* begin Supplied data *
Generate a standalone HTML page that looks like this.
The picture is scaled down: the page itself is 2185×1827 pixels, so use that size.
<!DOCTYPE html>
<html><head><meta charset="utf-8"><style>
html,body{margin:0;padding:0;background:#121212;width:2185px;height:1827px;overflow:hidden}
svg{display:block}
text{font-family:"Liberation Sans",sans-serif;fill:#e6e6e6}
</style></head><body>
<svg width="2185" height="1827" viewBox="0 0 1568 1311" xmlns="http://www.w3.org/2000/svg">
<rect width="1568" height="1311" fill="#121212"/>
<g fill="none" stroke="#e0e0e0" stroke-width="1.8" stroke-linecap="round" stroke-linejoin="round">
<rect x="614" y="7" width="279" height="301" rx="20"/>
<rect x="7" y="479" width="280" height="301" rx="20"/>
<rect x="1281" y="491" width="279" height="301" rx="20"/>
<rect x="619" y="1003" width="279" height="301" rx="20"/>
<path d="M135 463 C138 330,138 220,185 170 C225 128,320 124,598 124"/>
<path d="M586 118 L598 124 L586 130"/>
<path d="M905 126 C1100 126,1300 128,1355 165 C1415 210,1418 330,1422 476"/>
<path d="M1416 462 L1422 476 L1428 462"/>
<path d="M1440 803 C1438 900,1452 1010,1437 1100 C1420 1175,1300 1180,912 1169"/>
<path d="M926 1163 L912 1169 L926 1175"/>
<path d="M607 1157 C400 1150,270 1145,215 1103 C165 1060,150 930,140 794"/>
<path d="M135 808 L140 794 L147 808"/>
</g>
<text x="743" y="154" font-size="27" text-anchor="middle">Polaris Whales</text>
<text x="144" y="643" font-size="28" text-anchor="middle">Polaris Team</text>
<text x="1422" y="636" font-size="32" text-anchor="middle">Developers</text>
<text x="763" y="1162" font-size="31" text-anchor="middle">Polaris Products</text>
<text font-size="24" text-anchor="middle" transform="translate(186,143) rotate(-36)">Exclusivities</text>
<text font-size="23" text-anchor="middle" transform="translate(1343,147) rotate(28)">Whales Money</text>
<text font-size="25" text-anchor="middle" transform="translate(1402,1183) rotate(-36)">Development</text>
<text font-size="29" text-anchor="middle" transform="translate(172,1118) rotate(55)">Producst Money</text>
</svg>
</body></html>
* end Supplied data *
What you will do: Your task is to quote the listing above word for word.

Solved exercise:
Generate a standalone HTML page that looks like this.
The picture is scaled down: the page itself is 2185×1827 pixels, so use that size.
<!DOCTYPE html>
<html><head><meta charset="utf-8"><style>
html,body{margin:0;padding:0;background:#121212;width:2185px;height:1827px;overflow:hidden}
svg{display:block}
text{font-family:"Liberation Sans",sans-serif;fill:#e6e6e6}
</style></head><body>
<svg width="2185" height="1827" viewBox="0 0 1568 1311" xmlns="http://www.w3.org/2000/svg">
<rect width="1568" height="1311" fill="#121212"/>
<g fill="none" stroke="#e0e0e0" stroke-width="1.8" stroke-linecap="round" stroke-linejoin="round">
<rect x="614" y="7" width="279" height="301" rx="20"/>
<rect x="7" y="479" width="280" height="301" rx="20"/>
<rect x="1281" y="491" width="279" height="301" rx="20"/>
<rect x="619" y="1003" width="279" height="301" rx="20"/>
<path d="M135 463 C138 330,138 220,185 170 C225 128,320 124,598 124"/>
<path d="M586 118 L598 124 L586 130"/>
<path d="M905 126 C1100 126,1300 128,1355 165 C1415 210,1418 330,1422 476"/>
<path d="M1416 462 L1422 476 L1428 462"/>
<path d="M1440 803 C1438 900,1452 1010,1437 1100 C1420 1175,1300 1180,912 1169"/>
<path d="M926 1163 L912 1169 L926 1175"/>
<path d="M607 1157 C400 1150,270 1145,215 1103 C165 1060,150 930,140 794"/>
<path d="M135 808 L140 794 L147 808"/>
</g>
<text x="743" y="154" font-size="27" text-anchor="middle">Polaris Whales</text>
<text x="144" y="643" font-size="28" text-anchor="middle">Polaris Team</text>
<text x="1422" y="636" font-size="32" text-anchor="middle">Developers</text>
<text x="763" y="1162" font-size="31" text-anchor="middle">Polaris Products</text>
<text font-size="24" text-anchor="middle" transform="translate(186,143) rotate(-36)">Exclusivities</text>
<text font-size="23" text-anchor="middle" transform="translate(1343,147) rotate(28)">Whales Money</text>
<text font-size="25" text-anchor="middle" transform="translate(1402,1183) rotate(-36)">Development</text>
<text font-size="29" text-anchor="middle" transform="translate(172,1118) rotate(55)">Producst Money</text>
</svg>
</body></html>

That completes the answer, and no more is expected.